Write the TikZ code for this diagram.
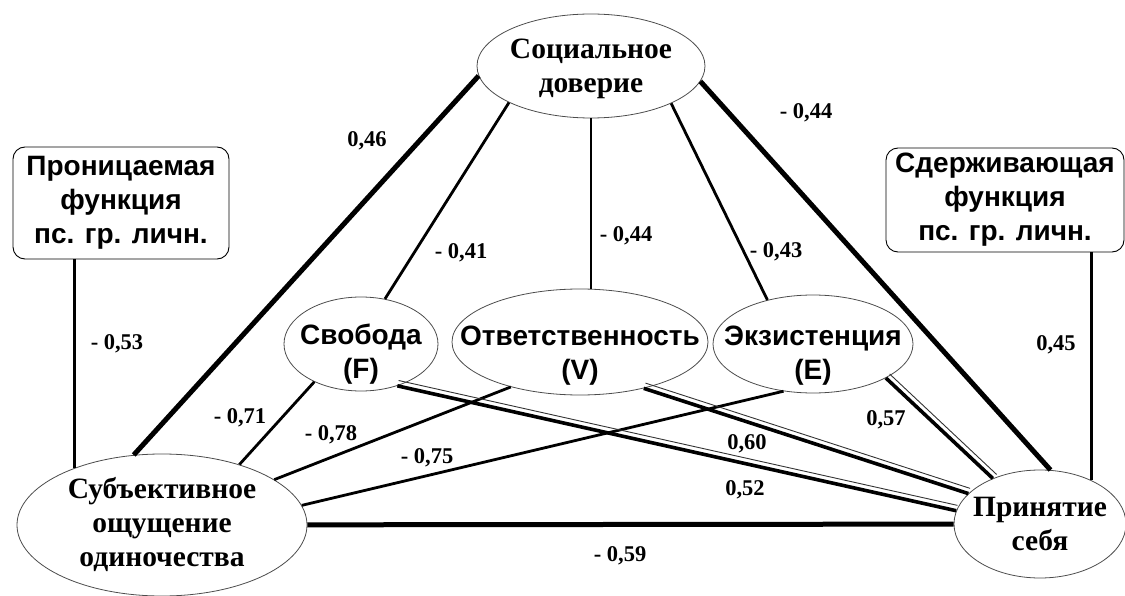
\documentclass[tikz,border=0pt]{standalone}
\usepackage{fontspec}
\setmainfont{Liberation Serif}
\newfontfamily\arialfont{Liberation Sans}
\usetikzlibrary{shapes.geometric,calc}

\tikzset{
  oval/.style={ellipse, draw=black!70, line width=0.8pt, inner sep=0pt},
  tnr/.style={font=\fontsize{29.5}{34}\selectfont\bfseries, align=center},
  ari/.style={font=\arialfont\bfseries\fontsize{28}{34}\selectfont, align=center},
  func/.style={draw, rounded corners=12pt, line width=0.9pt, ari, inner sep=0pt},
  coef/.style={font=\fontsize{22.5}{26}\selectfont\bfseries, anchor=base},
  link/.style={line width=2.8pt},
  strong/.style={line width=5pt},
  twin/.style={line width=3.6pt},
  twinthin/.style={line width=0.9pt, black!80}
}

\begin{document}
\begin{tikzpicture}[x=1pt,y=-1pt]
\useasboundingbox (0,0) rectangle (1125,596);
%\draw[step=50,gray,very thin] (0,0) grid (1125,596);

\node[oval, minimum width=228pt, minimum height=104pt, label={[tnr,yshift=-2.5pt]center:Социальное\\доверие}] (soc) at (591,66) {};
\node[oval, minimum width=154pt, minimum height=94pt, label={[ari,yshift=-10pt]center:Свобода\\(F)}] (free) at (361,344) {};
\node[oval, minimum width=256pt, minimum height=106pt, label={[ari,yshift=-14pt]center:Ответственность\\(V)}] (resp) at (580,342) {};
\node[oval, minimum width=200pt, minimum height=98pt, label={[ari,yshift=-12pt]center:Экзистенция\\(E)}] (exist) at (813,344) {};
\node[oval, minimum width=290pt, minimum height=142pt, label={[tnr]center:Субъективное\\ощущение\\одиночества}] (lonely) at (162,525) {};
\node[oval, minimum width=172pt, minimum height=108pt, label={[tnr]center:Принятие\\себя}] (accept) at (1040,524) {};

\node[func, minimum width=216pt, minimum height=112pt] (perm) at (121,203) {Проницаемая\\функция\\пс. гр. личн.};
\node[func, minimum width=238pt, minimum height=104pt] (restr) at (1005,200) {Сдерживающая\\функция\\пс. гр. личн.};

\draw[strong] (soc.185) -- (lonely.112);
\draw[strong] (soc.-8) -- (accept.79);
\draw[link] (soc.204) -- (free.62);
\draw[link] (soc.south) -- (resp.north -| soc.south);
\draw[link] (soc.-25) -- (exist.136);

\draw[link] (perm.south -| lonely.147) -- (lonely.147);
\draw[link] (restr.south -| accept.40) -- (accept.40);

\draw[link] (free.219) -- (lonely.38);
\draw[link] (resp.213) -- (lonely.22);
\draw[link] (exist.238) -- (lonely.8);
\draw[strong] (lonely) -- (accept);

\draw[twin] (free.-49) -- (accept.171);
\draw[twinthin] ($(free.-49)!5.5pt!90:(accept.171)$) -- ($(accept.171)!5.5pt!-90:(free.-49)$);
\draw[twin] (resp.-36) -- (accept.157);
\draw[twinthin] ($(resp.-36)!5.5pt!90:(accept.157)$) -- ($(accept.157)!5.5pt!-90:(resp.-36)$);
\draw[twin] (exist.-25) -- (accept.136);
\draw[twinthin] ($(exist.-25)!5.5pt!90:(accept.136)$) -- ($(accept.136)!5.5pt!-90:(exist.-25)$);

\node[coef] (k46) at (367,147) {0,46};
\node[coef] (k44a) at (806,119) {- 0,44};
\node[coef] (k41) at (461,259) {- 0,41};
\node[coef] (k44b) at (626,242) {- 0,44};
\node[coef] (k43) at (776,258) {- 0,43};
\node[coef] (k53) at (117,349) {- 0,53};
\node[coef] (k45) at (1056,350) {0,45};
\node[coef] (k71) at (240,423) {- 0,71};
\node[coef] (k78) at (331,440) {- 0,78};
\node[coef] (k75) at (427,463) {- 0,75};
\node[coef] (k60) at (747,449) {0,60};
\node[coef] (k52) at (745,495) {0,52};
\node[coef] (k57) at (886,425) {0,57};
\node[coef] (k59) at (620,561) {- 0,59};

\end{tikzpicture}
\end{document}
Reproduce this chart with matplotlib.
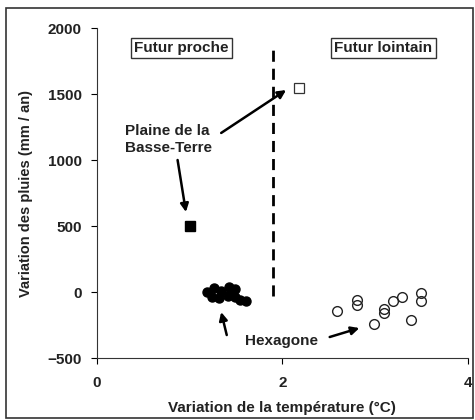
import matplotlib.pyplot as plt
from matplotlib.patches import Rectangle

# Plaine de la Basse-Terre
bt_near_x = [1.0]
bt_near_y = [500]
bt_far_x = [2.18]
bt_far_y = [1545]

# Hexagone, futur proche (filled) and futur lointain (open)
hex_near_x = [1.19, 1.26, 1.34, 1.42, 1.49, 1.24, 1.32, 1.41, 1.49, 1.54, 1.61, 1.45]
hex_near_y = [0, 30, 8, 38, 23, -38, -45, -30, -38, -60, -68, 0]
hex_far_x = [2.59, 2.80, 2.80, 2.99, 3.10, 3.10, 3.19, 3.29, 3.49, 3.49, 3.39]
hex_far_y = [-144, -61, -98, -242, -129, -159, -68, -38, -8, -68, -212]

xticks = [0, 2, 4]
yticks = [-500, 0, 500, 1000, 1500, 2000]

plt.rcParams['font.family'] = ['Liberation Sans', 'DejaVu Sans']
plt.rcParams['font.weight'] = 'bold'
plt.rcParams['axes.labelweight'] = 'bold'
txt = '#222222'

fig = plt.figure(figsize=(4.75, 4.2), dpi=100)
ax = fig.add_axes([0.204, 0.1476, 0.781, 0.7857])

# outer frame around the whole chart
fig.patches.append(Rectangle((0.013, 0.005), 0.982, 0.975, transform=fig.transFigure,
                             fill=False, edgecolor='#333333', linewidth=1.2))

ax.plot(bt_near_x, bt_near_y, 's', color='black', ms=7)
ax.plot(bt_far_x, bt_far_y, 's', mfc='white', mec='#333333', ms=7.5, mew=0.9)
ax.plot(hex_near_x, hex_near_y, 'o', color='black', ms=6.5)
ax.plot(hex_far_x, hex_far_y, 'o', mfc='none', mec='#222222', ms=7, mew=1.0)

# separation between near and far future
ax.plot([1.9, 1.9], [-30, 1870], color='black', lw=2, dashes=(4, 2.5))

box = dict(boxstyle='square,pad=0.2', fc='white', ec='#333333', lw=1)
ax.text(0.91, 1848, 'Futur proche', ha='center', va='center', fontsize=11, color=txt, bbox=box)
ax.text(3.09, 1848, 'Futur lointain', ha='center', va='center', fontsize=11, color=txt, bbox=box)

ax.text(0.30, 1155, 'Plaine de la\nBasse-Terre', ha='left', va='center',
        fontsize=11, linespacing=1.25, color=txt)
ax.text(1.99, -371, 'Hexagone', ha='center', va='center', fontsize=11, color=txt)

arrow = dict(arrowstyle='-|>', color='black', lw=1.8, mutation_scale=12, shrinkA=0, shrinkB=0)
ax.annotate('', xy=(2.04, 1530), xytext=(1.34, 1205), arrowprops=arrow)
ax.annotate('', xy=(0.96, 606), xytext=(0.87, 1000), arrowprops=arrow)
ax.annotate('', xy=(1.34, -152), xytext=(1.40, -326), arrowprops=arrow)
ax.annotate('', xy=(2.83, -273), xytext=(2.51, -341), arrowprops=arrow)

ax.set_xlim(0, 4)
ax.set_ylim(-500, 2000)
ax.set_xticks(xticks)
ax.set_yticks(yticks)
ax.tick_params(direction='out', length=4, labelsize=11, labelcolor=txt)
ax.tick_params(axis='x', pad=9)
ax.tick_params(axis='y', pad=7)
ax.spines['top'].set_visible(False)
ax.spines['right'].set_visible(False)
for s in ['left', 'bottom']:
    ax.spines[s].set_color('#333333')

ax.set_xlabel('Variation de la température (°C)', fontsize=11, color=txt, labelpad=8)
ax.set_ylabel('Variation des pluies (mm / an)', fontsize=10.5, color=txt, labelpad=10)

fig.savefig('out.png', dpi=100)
----------------
Do not copy any pictures. Retype exactly the stretch from the line with "Reproduce this chart with matplotlib." through the line with "ax.text(3.09, 1848, 'Futur".

Reproduce this chart with matplotlib.
import matplotlib.pyplot as plt
from matplotlib.patches import Rectangle

# Plaine de la Basse-Terre
bt_near_x = [1.0]
bt_near_y = [500]
bt_far_x = [2.18]
bt_far_y = [1545]

# Hexagone, futur proche (filled) and futur lointain (open)
hex_near_x = [1.19, 1.26, 1.34, 1.42, 1.49, 1.24, 1.32, 1.41, 1.49, 1.54, 1.61, 1.45]
hex_near_y = [0, 30, 8, 38, 23, -38, -45, -30, -38, -60, -68, 0]
hex_far_x = [2.59, 2.80, 2.80, 2.99, 3.10, 3.10, 3.19, 3.29, 3.49, 3.49, 3.39]
hex_far_y = [-144, -61, -98, -242, -129, -159, -68, -38, -8, -68, -212]

xticks = [0, 2, 4]
yticks = [-500, 0, 500, 1000, 1500, 2000]

plt.rcParams['font.family'] = ['Liberation Sans', 'DejaVu Sans']
plt.rcParams['font.weight'] = 'bold'
plt.rcParams['axes.labelweight'] = 'bold'
txt = '#222222'

fig = plt.figure(figsize=(4.75, 4.2), dpi=100)
ax = fig.add_axes([0.204, 0.1476, 0.781, 0.7857])

# outer frame around the whole chart
fig.patches.append(Rectangle((0.013, 0.005), 0.982, 0.975, transform=fig.transFigure,
                             fill=False, edgecolor='#333333', linewidth=1.2))

ax.plot(bt_near_x, bt_near_y, 's', color='black', ms=7)
ax.plot(bt_far_x, bt_far_y, 's', mfc='white', mec='#333333', ms=7.5, mew=0.9)
ax.plot(hex_near_x, hex_near_y, 'o', color='black', ms=6.5)
ax.plot(hex_far_x, hex_far_y, 'o', mfc='none', mec='#222222', ms=7, mew=1.0)

# separation between near and far future
ax.plot([1.9, 1.9], [-30, 1870], color='black', lw=2, dashes=(4, 2.5))

box = dict(boxstyle='square,pad=0.2', fc='white', ec='#333333', lw=1)
ax.text(0.91, 1848, 'Futur proche', ha='center', va='center', fontsize=11, color=txt, bbox=box)
ax.text(3.09, 1848, 'Futur lointain', ha='center', va='center', fontsize=11, color=txt, bbox=box)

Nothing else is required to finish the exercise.